Latifa s'est conformée à l'imposition qui lui a été faite de se réorienter contre sa volonté. Ce ne sera pas le cas de tous les jeunes que nous rencontrerons. Sylvain, dont nous ferons la connaissance ultérieurement, aura préféré reconstruire son parcours en dehors du cadre scolaire plutôt que d'accepter un déclassement scolaire. L'histoire familiale et la logique d'inscription sur le marché du travail de Latifa pourront en partie nous permettre de comprendre cette "acceptation".

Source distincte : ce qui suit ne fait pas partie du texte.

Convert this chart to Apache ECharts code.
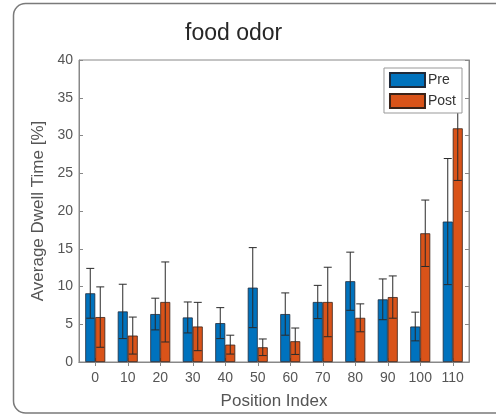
<!DOCTYPE html>
<html>
<head>
<meta charset="utf-8">
<script src="https://cdn.jsdelivr.net/npm/echarts@6/dist/echarts.min.js"></script>
<style>html,body{margin:0;padding:0;background:#fff;}#c{width:496px;height:415px;}</style>
</head>
<body>
<div id="c"></div>
<script>
const categories = ['0','10','20','30','40','50','60','70','80','90','100','110'];
const preValues  = [9.1, 6.7, 6.35, 5.9, 5.15, 9.85, 6.35, 7.95, 10.7, 8.3, 4.7, 18.6];
const preErrors  = [3.3, 3.6, 2.1, 2.05, 2.05, 5.3, 2.8, 2.2, 3.85, 2.7, 1.9, 8.35];
const postValues = [5.95, 3.5, 7.95, 4.7, 2.3, 1.95, 2.75, 7.95, 5.85, 8.6, 17.05, 30.95];
const postErrors = [4.0, 2.45, 5.3, 3.2, 1.25, 1.1, 1.75, 4.6, 1.85, 2.8, 4.4, 6.9];
const yTicks = { min: 0, max: 40, interval: 5 };

const FONT = '"Liberation Sans", Arial, sans-serif';
const BAR_W = 10;
const AXIS_COLOR = '#888';
const LABEL_COLOR = '#555';

function errData(vals, errs) {
  return vals.map((v, i) => [i, v, errs[i]]);
}
function errRender(offset) {
  return function (params, api) {
    const i = api.value(0), v = api.value(1), e = api.value(2);
    const top = api.coord([i, v + e]);
    const bot = api.coord([i, v - e]);
    const x = top[0] + offset;
    const half = 4;
    const style = { stroke: '#2a2a2a', lineWidth: 1 };
    return {
      type: 'group',
      children: [
        { type: 'line', shape: { x1: x, y1: top[1], x2: x, y2: bot[1] }, style },
        { type: 'line', shape: { x1: x - half, y1: top[1], x2: x + half, y2: top[1] }, style },
        { type: 'line', shape: { x1: x - half, y1: bot[1], x2: x + half, y2: bot[1] }, style }
      ]
    };
  };
}

const chart = echarts.init(document.getElementById('c'));
chart.setOption({
  backgroundColor: '#fff',
  animation: false,
  textStyle: { fontFamily: FONT },
  title: {
    text: 'food odor',
    left: 185, top: 22, padding: 0,
    textStyle: { fontFamily: FONT, fontSize: 23, fontWeight: 'normal', color: '#262626' }
  },
  graphic: [{
    type: 'rect', silent: true, z: -1,
    shape: { x: 13.5, y: 3.5, width: 530, height: 409.5, r: 12 },
    style: { fill: 'none', stroke: '#7a7a7a', lineWidth: 1.5 }
  }],
  legend: {
    orient: 'vertical', right: 34, top: 68, z: 20,
    itemWidth: 35, itemHeight: 14, itemGap: 5,
    padding: [4, 6, 4, 5],
    backgroundColor: '#fff', borderColor: '#999', borderWidth: 1,
    icon: 'rect',
    textStyle: { fontFamily: FONT, fontSize: 14, color: '#333', padding: [0, 0, 0, -2] },
    data: ['Pre', 'Post']
  },
  grid: { left: 79, right: 27, top: 60, bottom: 50, show: true, borderColor: AXIS_COLOR, borderWidth: 1, containLabel: false },
  xAxis: [{
    type: 'category', data: categories, position: 'bottom',
    name: 'Position Index', nameLocation: 'middle', nameGap: 31,
    nameTextStyle: { fontFamily: FONT, fontSize: 17, color: LABEL_COLOR },
    axisLine: { show: true, lineStyle: { color: AXIS_COLOR } },
    axisTick: { show: true, inside: true, length: 4, alignWithLabel: true, lineStyle: { color: AXIS_COLOR } },
    axisLabel: { fontFamily: FONT, fontSize: 14, color: LABEL_COLOR, margin: 9, interval: 0 },
    splitLine: { show: false }
  }, {
    type: 'category', data: categories, position: 'top',
    axisLine: { show: true, lineStyle: { color: AXIS_COLOR } },
    axisTick: { show: true, inside: true, length: 4, alignWithLabel: true, lineStyle: { color: AXIS_COLOR } },
    axisLabel: { show: false }, splitLine: { show: false }
  }],
  yAxis: [{
    type: 'value', min: yTicks.min, max: yTicks.max, interval: yTicks.interval, position: 'left',
    name: 'Average Dwell Time [%]', nameLocation: 'middle', nameGap: 27,
    nameTextStyle: { fontFamily: FONT, fontSize: 17, color: LABEL_COLOR },
    axisLine: { show: true, lineStyle: { color: AXIS_COLOR } },
    axisTick: { show: true, inside: true, length: 4, lineStyle: { color: AXIS_COLOR } },
    axisLabel: { fontFamily: FONT, fontSize: 14, color: LABEL_COLOR, margin: 6 },
    splitLine: { show: false }
  }, {
    type: 'value', min: yTicks.min, max: yTicks.max, interval: yTicks.interval, position: 'right',
    axisLine: { show: true, lineStyle: { color: AXIS_COLOR } },
    axisTick: { show: true, inside: true, length: 4, lineStyle: { color: AXIS_COLOR } },
    axisLabel: { show: false }, splitLine: { show: false }
  }],
  series: [{
    name: 'Pre', type: 'bar', data: preValues, barWidth: BAR_W, barGap: '0%',
    itemStyle: { color: '#0072BD', borderColor: '#1f2a3a', borderWidth: 0.8 }
  }, {
    name: 'Post', type: 'bar', data: postValues, barWidth: BAR_W, barGap: '0%',
    itemStyle: { color: '#D95319', borderColor: '#3a2218', borderWidth: 0.8 }
  }, {
    type: 'custom', name: 'PreErr', z: 5, data: errData(preValues, preErrors),
    renderItem: errRender(-BAR_W / 2), encode: { x: 0, y: 1 }
  }, {
    type: 'custom', name: 'PostErr', z: 5, data: errData(postValues, postErrors),
    renderItem: errRender(BAR_W / 2), encode: { x: 0, y: 1 }
  }]
});
</script>
</body>
</html>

Latifa n'envisage pas de se réorienter dans un autre secteur professionnel quand bien même les difficultés à poursuivre son parcours l'obligeraient à y consacrer plus de temps que prévu. Elle est prête à y passer le temps qu'il faudra mais elle ne compte pas abandonner son projet de qualification : ‘<<Moi j'aime pas changer à chaque fois, j'préfère continuer quoi, quitte à ce que je retape plusieurs fois ça m'dérange pas du tout, j'suis partie pour faire un contrat d'apprentissage j'vais pas changer pour aller travailler, j'ai même pas mon BEP j'peux pas aller travailler, non, déjà avoir mon BEP et puis après pouvoir aller en Bac Pro, mais j'vais pas travailler entre temps, j'vais pas tout stopper, j'préfère continuer dans l'école>>’. Comme elle, Paulo préférera s'obstiner dans la voie choisie plutôt que de se réorienter dans un autre secteur d'activité et de s'obliger ainsi à un nouveau parcours de formation fastidieux.